Un nado sincronizado ha llevado a varios comentócratas a menospreciar el triunfo de Morena en las elecciones del pasado domingo con el “argumento” de que ese partido es “el nuevo PRI”.

Lo escribió el periodista Alfonso Zárate –autor de un libro con el muy original título de “El país de un solo hombre”–, cuando en un aparente juego ingenioso de frases señaló que “Morena es la fase superior del priismo”.

De igual forma lo expresó Denise Dresser, al decir: “el pequeño priísta que tantos llevan dentro solo ha cambiado de piel, de discurso y de partido… En la forma de concebir la política, conseguir los votos, ejercer el poder e intentar hegemonizarlo, Morena demuestra su ADN. Y es genéticamente priista”. Cuánta ignorancia junta.

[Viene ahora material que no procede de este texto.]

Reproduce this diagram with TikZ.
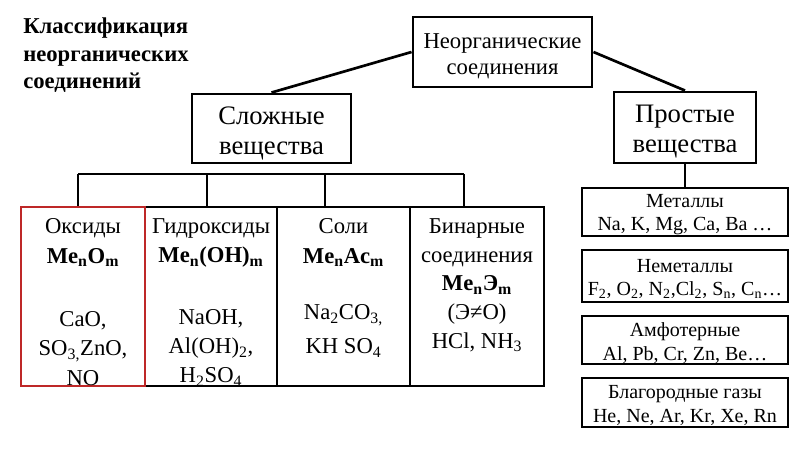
\documentclass[tikz,border=0pt]{standalone}
\usepackage{fontspec}
\setmainfont{Liberation Serif}
\usetikzlibrary{positioning}
\definecolor{oxred}{RGB}{190,40,40}
\tikzset{
  box/.style={draw, line width=2.2pt, inner sep=0pt},
  conn/.style={line width=2pt},
  txt/.style={align=center, inner sep=0pt},
  cell/.style={box, minimum width=#1, minimum height=134.25pt},
  celltext/.style={txt, anchor=north, font=\fontsize{17}{22}\selectfont},
  kind/.style={box, minimum width=154.5pt, minimum height=#1},
  kindtext/.style={txt, font=\fontsize{15}{17.5}\selectfont}
}

\begin{document}
\begin{tikzpicture}[x=0.75pt, y=-0.75pt]
\useasboundingbox (0,0) rectangle (800,449);
\node[anchor=north west, align=left, inner sep=0pt, font=\fontsize{17}{20.5}\bfseries] (title) at (23,18)
  {Классификация\\неорганических\\соединений};

\node[box, minimum width=134.25pt, minimum height=52.5pt] (root) at (502.5,52) {};
\node[txt, font=\fontsize{17}{19.5}\selectfont] (roott) at ([yshift=-3.2pt]root.center)
  {Неорганические\\соединения};
\node[box, minimum width=119.25pt, minimum height=51.75pt] (slozh) at (271.5,128.5) {};
\node[txt, font=\fontsize{20}{23}\selectfont] (slozht) at ([yshift=-3.8pt]slozh.center)
  {Сложные\\вещества};
\node[box, minimum width=106.5pt, minimum height=53.25pt] (prost) at (685,127.5) {};
\node[txt, font=\fontsize{20}{22.5}\selectfont] (prostt) at ([yshift=-3.3pt]prost.center)
  {Простые\\вещества};
\draw[conn] (root.west) -- (slozh.north);
\draw[conn] (root.east) -- (prost.north);

\coordinate (busl) at (78,174);
\coordinate (busr) at (464,174);
\node[cell=99pt] (hyd) at (211,296.5) {};
\node[cell=99.75pt] (salt) at (343.5,296.5) {};
\node[cell=100.5pt] (bin) at (477,296.5) {};
\node[cell=93pt, draw=oxred] (ox) at (83,296.5) {};
\draw[conn] (busl) -- (busr);
\foreach \c/\x in {ox/78,hyd/207,salt/325,bin/464}
  \draw[conn] (\x,174) -- (\c.north -| \x,174);

\node[celltext] (oxt) at ([yshift=-9.75pt]ox.north)
  {Оксиды\\\textbf{Me\textsubscript{n}O\textsubscript{m}}\\[25.5pt]
   CaO,\\SO\textsubscript{3,}ZnO,\\NO};
\node[celltext] (hydt) at ([yshift=-9.75pt]hyd.north)
  {Гидроксиды\\\textbf{Me\textsubscript{n}(OH)\textsubscript{m}}\\[24pt]
   NaOH,\\Al(OH)\textsubscript{2},\\H\textsubscript{2}SO\textsubscript{4}};
\node[celltext] (saltt) at ([yshift=-9.75pt]salt.north)
  {Соли\\\textbf{Me\textsubscript{n}Ac\textsubscript{m}}\\[20.5pt]
   Na\textsubscript{2}CO\textsubscript{3,}\\[3.5pt]KH SO\textsubscript{4}};
\node[celltext, font=\fontsize{17}{21.5}\selectfont] (bint) at ([yshift=-9.75pt]bin.north)
  {Бинарные\\соединения\\\textbf{Me\textsubscript{n}Э\textsubscript{m}}\\(Э≠O)\\HCl, NH\textsubscript{3}};

\foreach \n/\y/\h in {met/212/36pt, nemet/276/39pt, amf/340/36pt, blag/402.5/36.75pt}
  \node[kind=\h] (\n) at (685,\y) {};
\node[kindtext] (mett) at ([yshift=-2.2pt]met.center) {Металлы\\Na, K, Mg, Ca, Ba …};
\node[kindtext] (nemett) at ([yshift=-2.2pt]nemet.center)
  {Неметаллы\\F\textsubscript{2}, O\textsubscript{2}, N\textsubscript{2},Cl\textsubscript{2}, S\textsubscript{n}, C\textsubscript{n}…};
\node[kindtext] (amft) at ([yshift=-2.2pt]amf.center) {Амфотерные\\Al, Pb, Cr, Zn, Be…};
\node[kindtext] (blagt) at ([yshift=-2.2pt]blag.center) {Благородные газы\\He, Ne, Ar, Kr, Xe, Rn};
\draw[conn] (prost.south) -- (met.north);
\end{tikzpicture}
\end{document}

Hasta la exdirigente del PRI, Dulce María Sauri, señaló que “Morena es como el PRI de la década de los setenta”, y señaló que es “la Cuarta Transformación del PNR”.

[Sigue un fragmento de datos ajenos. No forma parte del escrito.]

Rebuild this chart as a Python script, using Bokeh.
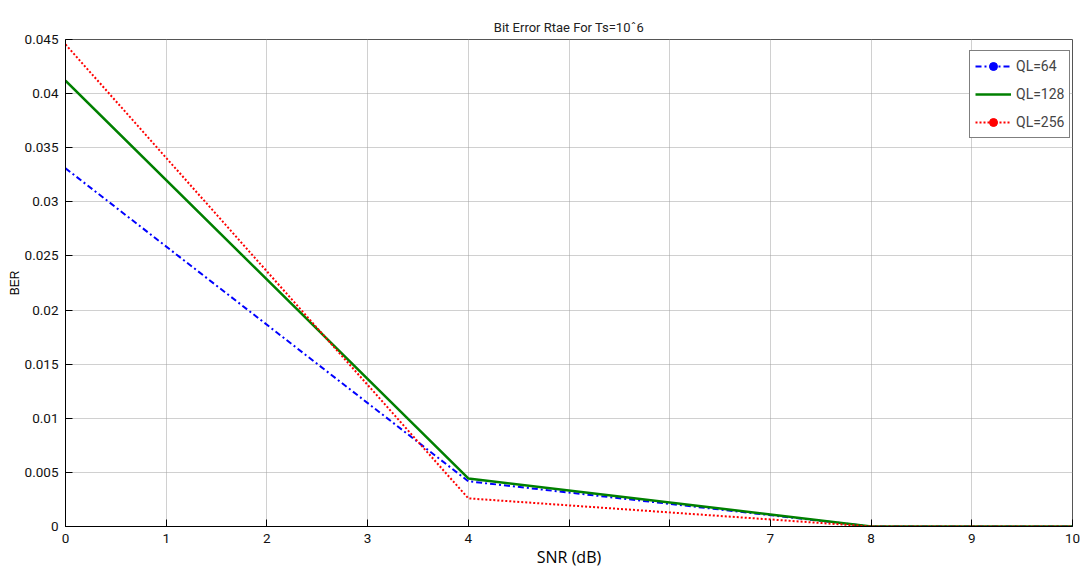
import numpy as np
from bokeh.plotting import figure
from bokeh.models import FixedTicker, Legend, LegendItem, ColumnDataSource
from bokeh.embed import file_html
from bokeh.resources import INLINE

snr = [0, 4, 8, 10]
ber_ql64 = [0.0331, 0.00418, 0.0, 0.0]
ber_ql128 = [0.0412, 0.00444, 0.0, 0.0]
ber_ql256 = [0.04455, 0.0026, 0.0, 0.0]
series_names = ["QL=64", "QL=128", "QL=256"]
x_ticks = [0, 1, 2, 3, 4, 5, 6, 7, 8, 9, 10]
x_tick_labels = ["0", "1", "2", "3", "4", "", "", "7", "8", "9", "10"]
y_ticks = [0, 0.005, 0.01, 0.015, 0.02, 0.025, 0.03, 0.035, 0.04, 0.045]
y_tick_labels = ["0", "0.005", "0.01", "0.015", "0.02", "0.025", "0.03", "0.035", "0.04", "0.045"]

NARROW = "Roboto"

p = figure(width=1088, height=571, x_range=(0, 10), y_range=(0, 0.045),
           output_backend="svg", toolbar_location=None,
           min_border_left=65, min_border_right=16, min_border_top=39, min_border_bottom=45,
           title="Bit Error Rtae For Ts=10ˆ6")
p.title.align = "center"
p.title.text_font = NARROW
p.title.text_font_size = "13px"
p.title.text_font_style = "normal"
p.title.text_color = "#222222"

p.outline_line_color = "#555555"
p.outline_line_width = 1

p.xaxis.ticker = FixedTicker(ticks=x_ticks)
p.yaxis.ticker = FixedTicker(ticks=y_ticks)
p.xaxis.major_label_overrides = {t: l for t, l in zip(x_ticks, x_tick_labels)}
p.yaxis.major_label_overrides = {t: l for t, l in zip(y_ticks, y_tick_labels)}
for ax in (p.xaxis, p.yaxis):
    ax.major_tick_in = 7
    ax.major_tick_out = 0
    ax.minor_tick_in = 0
    ax.minor_tick_out = 0
    ax.major_label_text_font = NARROW
    ax.major_label_text_font_size = "13.5px"
    ax.major_label_text_color = "#111111"
    ax.axis_line_color = "black"
    ax.major_tick_line_color = "black"
p.xaxis.ticker.minor_ticks = []
p.yaxis.ticker.minor_ticks = []

p.xaxis.axis_label = "SNR (dB)"
p.xaxis.axis_label_text_font = "Open Sans"
p.xaxis.axis_label_text_font_size = "16px"
p.xaxis.axis_label_text_font_style = "normal"
p.xaxis.axis_label_text_color = "black"
p.xaxis.axis_label_standoff = 0
p.xaxis.major_label_standoff = 7

p.yaxis.axis_label = "BER"
p.yaxis.axis_label_text_font = "Liberation Sans"
p.yaxis.axis_label_text_font_size = "12px"
p.yaxis.axis_label_text_font_style = "normal"
p.yaxis.axis_label_text_color = "black"
p.yaxis.axis_label_standoff = 0
p.yaxis.major_label_standoff = 7

p.grid.grid_line_color = "#a0a0a0"
p.grid.grid_line_dash = "1 1"
p.grid.grid_line_width = 1

l1 = p.line(snr, ber_ql64, line_color="blue", line_width=2, line_dash="6 3 2 3")
l2 = p.line(snr, ber_ql128, line_color="green", line_width=2.5)
l3 = p.line(snr, ber_ql256, line_color="red", line_width=2, line_dash="2 2")

nan_src = ColumnDataSource(data=dict(x=[np.nan], y=[np.nan]))
m1 = p.scatter("x", "y", source=nan_src, size=5, color="blue")
m3 = p.scatter("x", "y", source=nan_src, size=5, color="red")

legend = Legend(items=[
    LegendItem(label=series_names[0], renderers=[l1, m1]),
    LegendItem(label=series_names[1], renderers=[l2]),
    LegendItem(label=series_names[2], renderers=[l3, m3]),
], location=(904, 388))
legend.label_text_font = NARROW
legend.label_text_font_size = "14px"
legend.border_line_color = "black"
legend.border_line_width = 1.5
legend.glyph_width = 36
legend.label_standoff = 5
legend.padding = 5
legend.spacing = 8
legend.label_height = 20
legend.glyph_height = 20
legend.background_fill_alpha = 1
p.add_layout(legend, "center")

open("out.html", "w").write(file_html(p, INLINE))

Pongámonos serios, por favor. Aunque una y otra fuerza puedan compartir ciertos usos y costumbres —los de una cultura política formada en tiempos de partido único—, nada tienen que ver la forma en que los dos partidos fueron creados, sus historias, sus estructuras, sus formas de operar y ejercer el control político.

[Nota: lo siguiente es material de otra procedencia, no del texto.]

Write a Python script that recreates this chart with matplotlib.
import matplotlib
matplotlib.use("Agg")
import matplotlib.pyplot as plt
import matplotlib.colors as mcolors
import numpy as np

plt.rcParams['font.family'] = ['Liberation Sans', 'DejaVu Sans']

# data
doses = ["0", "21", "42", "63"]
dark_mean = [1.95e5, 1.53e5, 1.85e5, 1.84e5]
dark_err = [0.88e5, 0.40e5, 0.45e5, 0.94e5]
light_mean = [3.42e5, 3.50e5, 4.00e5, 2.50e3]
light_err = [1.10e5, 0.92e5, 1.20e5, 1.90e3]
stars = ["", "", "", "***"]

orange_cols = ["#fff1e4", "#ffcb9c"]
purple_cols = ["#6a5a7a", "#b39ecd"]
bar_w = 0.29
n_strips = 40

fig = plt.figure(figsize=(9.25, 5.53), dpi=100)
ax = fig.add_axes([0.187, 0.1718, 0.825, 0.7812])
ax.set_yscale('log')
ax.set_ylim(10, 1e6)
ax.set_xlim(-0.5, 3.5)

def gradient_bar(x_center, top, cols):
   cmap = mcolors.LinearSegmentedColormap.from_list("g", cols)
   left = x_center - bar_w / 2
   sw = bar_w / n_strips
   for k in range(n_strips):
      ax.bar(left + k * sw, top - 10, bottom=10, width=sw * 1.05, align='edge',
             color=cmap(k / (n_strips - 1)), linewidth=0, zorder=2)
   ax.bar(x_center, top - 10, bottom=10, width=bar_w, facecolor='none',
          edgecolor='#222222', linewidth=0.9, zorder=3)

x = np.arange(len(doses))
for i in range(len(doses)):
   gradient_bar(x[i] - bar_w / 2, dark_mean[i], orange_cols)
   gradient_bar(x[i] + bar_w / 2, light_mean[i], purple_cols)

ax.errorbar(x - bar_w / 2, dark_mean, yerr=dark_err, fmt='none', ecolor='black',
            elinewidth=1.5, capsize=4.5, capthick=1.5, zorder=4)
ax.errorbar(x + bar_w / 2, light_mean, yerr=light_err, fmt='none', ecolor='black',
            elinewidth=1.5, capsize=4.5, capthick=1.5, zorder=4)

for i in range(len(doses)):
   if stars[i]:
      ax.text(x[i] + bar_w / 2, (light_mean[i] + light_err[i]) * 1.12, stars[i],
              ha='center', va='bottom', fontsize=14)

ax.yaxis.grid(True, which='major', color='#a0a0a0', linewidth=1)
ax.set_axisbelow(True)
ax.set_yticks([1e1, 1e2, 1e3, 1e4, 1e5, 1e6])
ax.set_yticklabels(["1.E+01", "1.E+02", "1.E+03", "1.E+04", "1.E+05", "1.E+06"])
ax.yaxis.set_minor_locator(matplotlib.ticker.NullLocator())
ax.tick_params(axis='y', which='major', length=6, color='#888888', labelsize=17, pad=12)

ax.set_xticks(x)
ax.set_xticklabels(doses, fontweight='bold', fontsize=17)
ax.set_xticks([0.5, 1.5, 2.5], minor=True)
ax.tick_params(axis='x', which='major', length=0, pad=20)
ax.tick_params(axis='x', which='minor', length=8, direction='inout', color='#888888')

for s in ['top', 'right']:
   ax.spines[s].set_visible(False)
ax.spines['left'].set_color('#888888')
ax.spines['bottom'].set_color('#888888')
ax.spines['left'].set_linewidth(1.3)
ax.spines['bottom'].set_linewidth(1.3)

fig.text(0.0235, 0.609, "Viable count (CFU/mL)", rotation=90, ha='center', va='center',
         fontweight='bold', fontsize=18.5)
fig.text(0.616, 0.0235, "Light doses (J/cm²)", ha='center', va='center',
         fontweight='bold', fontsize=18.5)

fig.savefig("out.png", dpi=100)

El absurdo fantasear con una continuidad histórica donde el viejo PRI estaría sufriendo una metamorfosis para convertirse en Morena. El simple hecho de que el partido del presidente abreva de ex priistas –como lo hace también de expanistas y cuadros provenientes de otros partidos– no es razón suficiente para pensarlo así.

El PRD en su momento también recibió a muchos ex priistas, pero eso nunca lo hizo ser “el nuevo PRI”.

Los partidos políticos no nacen por generación espontánea. Evidentemente hay gente de Morena que viene del PRI —quizás más de los que nos gustarían—, pero eso no implica un imposible regreso al pasado.

Sabemos que el PRI fue el partido todopoderoso durante buena parte del siglo XX: controlaba al Legislativo, al Judicial, a las organizaciones patronales y sindicales, a las organizaciones populares, a los medios de comunicación. Era tal su control sobre la sociedad que incluso abarcaba al crimen organizado.

¿Acaso algo semejante ocurre con Morena? ¿Acaso controla el Legislativo? ¡Pero si hace poco tiempo la oposición festejaba haber frenado la reforma eléctrica! ¿Acaso controla el poder Judicial? No, la Suprema Corte ha dado varias muestras de autonomía.

¿Acaso Morena controla las organizaciones patronales? No, ni en sueños verían una Coparmex o un Consejo Coordinador Empresarial subordinados a AMLO. ¿Acaso domina sobre organizaciones como la CTM, la CROC, la CROM o a la Confederación Nacional Campesina? En absoluto.

Una cosa es que haya un mandatario con alta popularidad y una mayoría conquistada en elecciones libres. Otra, diametralmente opuesta, es el presidencialismo de los setenta y el partido hegemónico de entonces, cuyas características son de sobra conocidas.

Aunque llevan todo el sexenio alertando que México se está convirtiendo en una dictadura, la división de poderes está ahí, la pluralidad política sigue viva y hay aún más libertad de expresión y manifestación que antes.

Argüir que “Morena es el nuevo PRI” es pereza intelectual. Es una maroma burda que busca quitarle mérito a sus recientes triunfos electorales y una manera de restarle importancia al hecho de que una mayoría haya conquistado el poder por la vía democrática, repito: democrática.

Más que un “nado sincronizado”, estamos ante un conjunto de “patadas de ahogado sincronizadas”.